| RECORDED INFORMATION |
— begin —

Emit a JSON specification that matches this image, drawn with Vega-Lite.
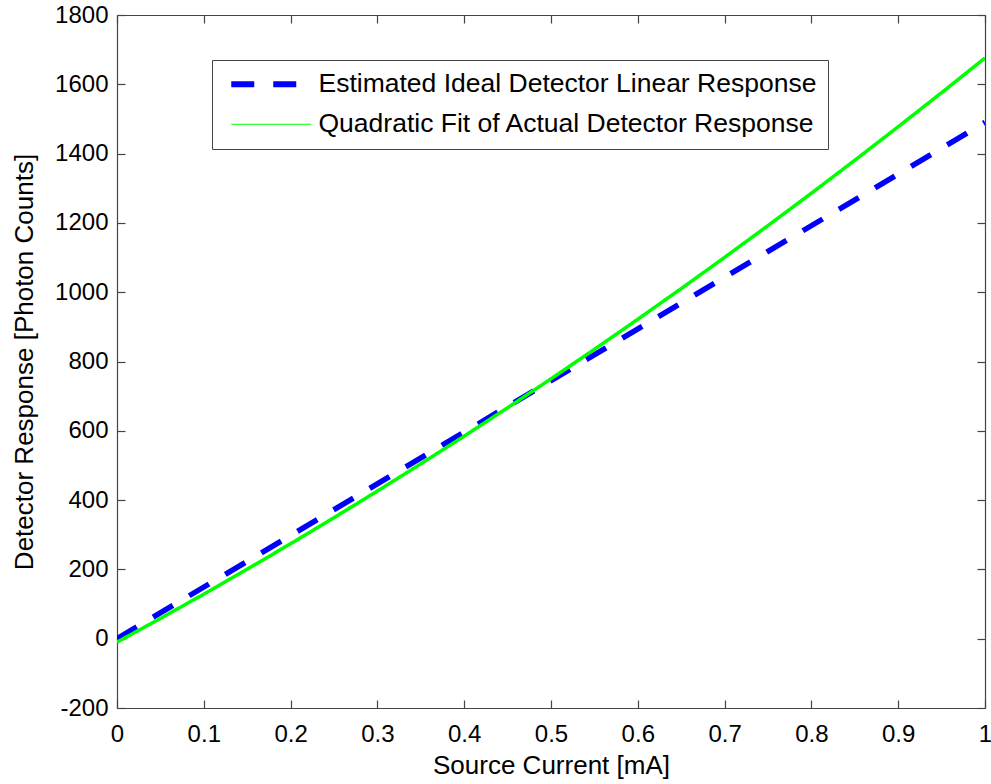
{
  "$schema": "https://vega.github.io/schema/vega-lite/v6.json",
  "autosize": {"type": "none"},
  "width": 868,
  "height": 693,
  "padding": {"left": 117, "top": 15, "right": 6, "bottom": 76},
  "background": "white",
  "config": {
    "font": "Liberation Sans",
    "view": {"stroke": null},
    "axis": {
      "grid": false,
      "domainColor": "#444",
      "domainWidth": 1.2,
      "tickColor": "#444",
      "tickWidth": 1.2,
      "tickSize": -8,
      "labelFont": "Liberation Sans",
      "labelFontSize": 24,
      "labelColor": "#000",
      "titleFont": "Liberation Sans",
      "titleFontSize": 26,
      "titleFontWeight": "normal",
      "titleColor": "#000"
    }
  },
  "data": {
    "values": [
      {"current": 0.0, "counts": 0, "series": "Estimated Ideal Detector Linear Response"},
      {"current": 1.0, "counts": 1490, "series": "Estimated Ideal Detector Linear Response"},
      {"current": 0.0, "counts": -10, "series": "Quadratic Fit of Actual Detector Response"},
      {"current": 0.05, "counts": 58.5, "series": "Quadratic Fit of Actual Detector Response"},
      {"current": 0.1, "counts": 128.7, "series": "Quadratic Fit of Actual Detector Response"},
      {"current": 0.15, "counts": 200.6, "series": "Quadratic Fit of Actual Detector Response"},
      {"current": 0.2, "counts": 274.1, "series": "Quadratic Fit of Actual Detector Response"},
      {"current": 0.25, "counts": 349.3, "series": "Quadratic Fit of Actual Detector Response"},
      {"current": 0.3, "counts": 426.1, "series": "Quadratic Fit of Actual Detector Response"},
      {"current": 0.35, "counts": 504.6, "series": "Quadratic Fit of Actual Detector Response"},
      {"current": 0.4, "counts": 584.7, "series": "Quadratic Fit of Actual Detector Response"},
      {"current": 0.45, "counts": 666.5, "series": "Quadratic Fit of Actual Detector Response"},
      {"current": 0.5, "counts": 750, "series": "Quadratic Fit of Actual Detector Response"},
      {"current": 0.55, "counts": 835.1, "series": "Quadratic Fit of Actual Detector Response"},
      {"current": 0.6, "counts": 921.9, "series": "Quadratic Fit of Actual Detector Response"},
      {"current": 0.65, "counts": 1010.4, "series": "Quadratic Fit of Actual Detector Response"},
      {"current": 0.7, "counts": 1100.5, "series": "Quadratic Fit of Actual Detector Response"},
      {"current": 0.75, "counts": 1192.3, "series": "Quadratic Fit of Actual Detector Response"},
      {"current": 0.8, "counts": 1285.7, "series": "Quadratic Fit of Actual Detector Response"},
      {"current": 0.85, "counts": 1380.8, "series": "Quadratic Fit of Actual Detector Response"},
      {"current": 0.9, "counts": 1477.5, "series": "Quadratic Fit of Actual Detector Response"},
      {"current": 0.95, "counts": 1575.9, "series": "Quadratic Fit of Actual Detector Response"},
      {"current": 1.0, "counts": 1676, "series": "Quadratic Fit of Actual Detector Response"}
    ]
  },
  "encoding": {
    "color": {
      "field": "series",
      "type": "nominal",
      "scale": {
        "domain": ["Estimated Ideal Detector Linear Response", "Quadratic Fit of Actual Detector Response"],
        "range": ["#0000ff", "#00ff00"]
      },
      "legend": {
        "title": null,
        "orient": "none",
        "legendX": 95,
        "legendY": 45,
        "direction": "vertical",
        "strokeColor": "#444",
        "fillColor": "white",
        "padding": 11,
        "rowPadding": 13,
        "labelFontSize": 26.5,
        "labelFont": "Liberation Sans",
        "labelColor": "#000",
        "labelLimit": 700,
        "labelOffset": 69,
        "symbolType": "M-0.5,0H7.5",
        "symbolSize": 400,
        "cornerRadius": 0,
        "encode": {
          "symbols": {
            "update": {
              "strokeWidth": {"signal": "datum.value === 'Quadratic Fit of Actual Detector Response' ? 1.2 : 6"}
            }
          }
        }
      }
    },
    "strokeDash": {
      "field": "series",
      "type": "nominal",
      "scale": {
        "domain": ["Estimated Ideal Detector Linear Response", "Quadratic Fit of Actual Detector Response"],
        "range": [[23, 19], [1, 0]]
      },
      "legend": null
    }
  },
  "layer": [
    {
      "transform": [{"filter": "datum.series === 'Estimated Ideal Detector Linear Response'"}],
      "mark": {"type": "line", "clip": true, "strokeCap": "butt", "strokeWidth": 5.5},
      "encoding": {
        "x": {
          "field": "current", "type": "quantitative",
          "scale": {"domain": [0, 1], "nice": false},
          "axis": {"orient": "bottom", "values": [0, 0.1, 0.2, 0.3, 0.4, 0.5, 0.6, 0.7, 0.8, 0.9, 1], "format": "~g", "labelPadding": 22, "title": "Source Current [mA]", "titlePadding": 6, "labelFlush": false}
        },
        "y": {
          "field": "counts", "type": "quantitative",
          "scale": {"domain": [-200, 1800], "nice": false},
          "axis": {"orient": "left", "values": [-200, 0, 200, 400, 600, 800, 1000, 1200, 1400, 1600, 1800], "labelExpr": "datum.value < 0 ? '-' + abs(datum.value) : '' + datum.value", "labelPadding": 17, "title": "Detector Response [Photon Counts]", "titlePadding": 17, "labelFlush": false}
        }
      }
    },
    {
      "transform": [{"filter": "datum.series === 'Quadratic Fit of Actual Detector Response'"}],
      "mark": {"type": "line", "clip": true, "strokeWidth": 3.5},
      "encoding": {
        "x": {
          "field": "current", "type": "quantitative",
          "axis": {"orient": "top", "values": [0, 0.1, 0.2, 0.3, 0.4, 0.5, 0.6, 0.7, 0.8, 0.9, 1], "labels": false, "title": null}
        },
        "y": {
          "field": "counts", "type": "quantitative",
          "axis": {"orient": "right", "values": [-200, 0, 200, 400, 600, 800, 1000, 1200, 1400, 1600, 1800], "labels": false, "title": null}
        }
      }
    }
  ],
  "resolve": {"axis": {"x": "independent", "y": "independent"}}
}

— end —

Without the pictures, transcribe the listing above exactly.

Emit a JSON specification that matches this image, drawn with Vega-Lite.
{
  "$schema": "https://vega.github.io/schema/vega-lite/v6.json",
  "autosize": {"type": "none"},
  "width": 868,
  "height": 693,
  "padding": {"left": 117, "top": 15, "right": 6, "bottom": 76},
  "background": "white",
  "config": {
    "font": "Liberation Sans",
    "view": {"stroke": null},
    "axis": {
      "grid": false,
      "domainColor": "#444",
      "domainWidth": 1.2,
      "tickColor": "#444",
      "tickWidth": 1.2,
      "tickSize": -8,
      "labelFont": "Liberation Sans",
      "labelFontSize": 24,
      "labelColor": "#000",
      "titleFont": "Liberation Sans",
      "titleFontSize": 26,
      "titleFontWeight": "normal",
      "titleColor": "#000"
    }
  },
  "data": {
    "values": [
      {"current": 0.0, "counts": 0, "series": "Estimated Ideal Detector Linear Response"},
      {"current": 1.0, "counts": 1490, "series": "Estimated Ideal Detector Linear Response"},
      {"current": 0.0, "counts": -10, "series": "Quadratic Fit of Actual Detector Response"},
      {"current": 0.05, "counts": 58.5, "series": "Quadratic Fit of Actual Detector Response"},
      {"current": 0.1, "counts": 128.7, "series": "Quadratic Fit of Actual Detector Response"},
      {"current": 0.15, "counts": 200.6, "series": "Quadratic Fit of Actual Detector Response"},
      {"current": 0.2, "counts": 274.1, "series": "Quadratic Fit of Actual Detector Response"},
      {"current": 0.25, "counts": 349.3, "series": "Quadratic Fit of Actual Detector Response"},
      {"current": 0.3, "counts": 426.1, "series": "Quadratic Fit of Actual Detector Response"},
      {"current": 0.35, "counts": 504.6, "series": "Quadratic Fit of Actual Detector Response"},
      {"current": 0.4, "counts": 584.7, "series": "Quadratic Fit of Actual Detector Response"},
      {"current": 0.45, "counts": 666.5, "series": "Quadratic Fit of Actual Detector Response"},
      {"current": 0.5, "counts": 750, "series": "Quadratic Fit of Actual Detector Response"},
      {"current": 0.55, "counts": 835.1, "series": "Quadratic Fit of Actual Detector Response"},
      {"current": 0.6, "counts": 921.9, "series": "Quadratic Fit of Actual Detector Response"},
      {"current": 0.65, "counts": 1010.4, "series": "Quadratic Fit of Actual Detector Response"},
      {"current": 0.7, "counts": 1100.5, "series": "Quadratic Fit of Actual Detector Response"},
      {"current": 0.75, "counts": 1192.3, "series": "Quadratic Fit of Actual Detector Response"},
      {"current": 0.8, "counts": 1285.7, "series": "Quadratic Fit of Actual Detector Response"},
      {"current": 0.85, "counts": 1380.8, "series": "Quadratic Fit of Actual Detector Response"},
      {"current": 0.9, "counts": 1477.5, "series": "Quadratic Fit of Actual Detector Response"},
      {"current": 0.95, "counts": 1575.9, "series": "Quadratic Fit of Actual Detector Response"},
      {"current": 1.0, "counts": 1676, "series": "Quadratic Fit of Actual Detector Response"}
    ]
  },
  "encoding": {
    "color": {
      "field": "series",
      "type": "nominal",
      "scale": {
        "domain": ["Estimated Ideal Detector Linear Response", "Quadratic Fit of Actual Detector Response"],
        "range": ["#0000ff", "#00ff00"]
      },
      "legend": {
        "title": null,
        "orient": "none",
        "legendX": 95,
        "legendY": 45,
        "direction": "vertical",
        "strokeColor": "#444",
        "fillColor": "white",
        "padding": 11,
        "rowPadding": 13,
        "labelFontSize": 26.5,
        "labelFont": "Liberation Sans",
        "labelColor": "#000",
        "labelLimit": 700,
        "labelOffset": 69,
        "symbolType": "M-0.5,0H7.5",
        "symbolSize": 400,
        "cornerRadius": 0,
        "encode": {
          "symbols": {
            "update": {
              "strokeWidth": {"signal": "datum.value === 'Quadratic Fit of Actual Detector Response' ? 1.2 : 6"}
            }
          }
        }
      }
    },
    "strokeDash": {
      "field": "series",
      "type": "nominal",
      "scale": {
        "domain": ["Estimated Ideal Detector Linear Response", "Quadratic Fit of Actual Detector Response"],
        "range": [[23, 19], [1, 0]]
      },
      "legend": null
    }
  },
  "layer": [
    {
      "transform": [{"filter": "datum.series === 'Estimated Ideal Detector Linear Response'"}],
      "mark": {"type": "line", "clip": true, "strokeCap": "butt", "strokeWidth": 5.5},
      "encoding": {
        "x": {
          "field": "current", "type": "quantitative",
          "scale": {"domain": [0, 1], "nice": false},
          "axis": {"orient": "bottom", "values": [0, 0.1, 0.2, 0.3, 0.4, 0.5, 0.6, 0.7, 0.8, 0.9, 1], "format": "~g", "labelPadding": 22, "title": "Source Current [mA]", "titlePadding": 6, "labelFlush": false}
        },
        "y": {
          "field": "counts", "type": "quantitative",
          "scale": {"domain": [-200, 1800], "nice": false},
          "axis": {"orient": "left", "values": [-200, 0, 200, 400, 600, 800, 1000, 1200, 1400, 1600, 1800], "labelExpr": "datum.value < 0 ? '-' + abs(datum.value) : '' + datum.value", "labelPadding": 17, "title": "Detector Response [Photon Counts]", "titlePadding": 17, "labelFlush": false}
        }
      }
    },
    {
      "transform": [{"filter": "datum.series === 'Quadratic Fit of Actual Detector Response'"}],
      "mark": {"type": "line", "clip": true, "strokeWidth": 3.5},
      "encoding": {
        "x": {
          "field": "current", "type": "quantitative",
          "axis": {"orient": "top", "values": [0, 0.1, 0.2, 0.3, 0.4, 0.5, 0.6, 0.7, 0.8, 0.9, 1], "labels": false, "title": null}
        },
        "y": {
          "field": "counts", "type": "quantitative",
          "axis": {"orient": "right", "values": [-200, 0, 200, 400, 600, 800, 1000, 1200, 1400, 1600, 1800], "labels": false, "title": null}
        }
      }
    }
  ],
  "resolve": {"axis": {"x": "independent", "y": "independent"}}
}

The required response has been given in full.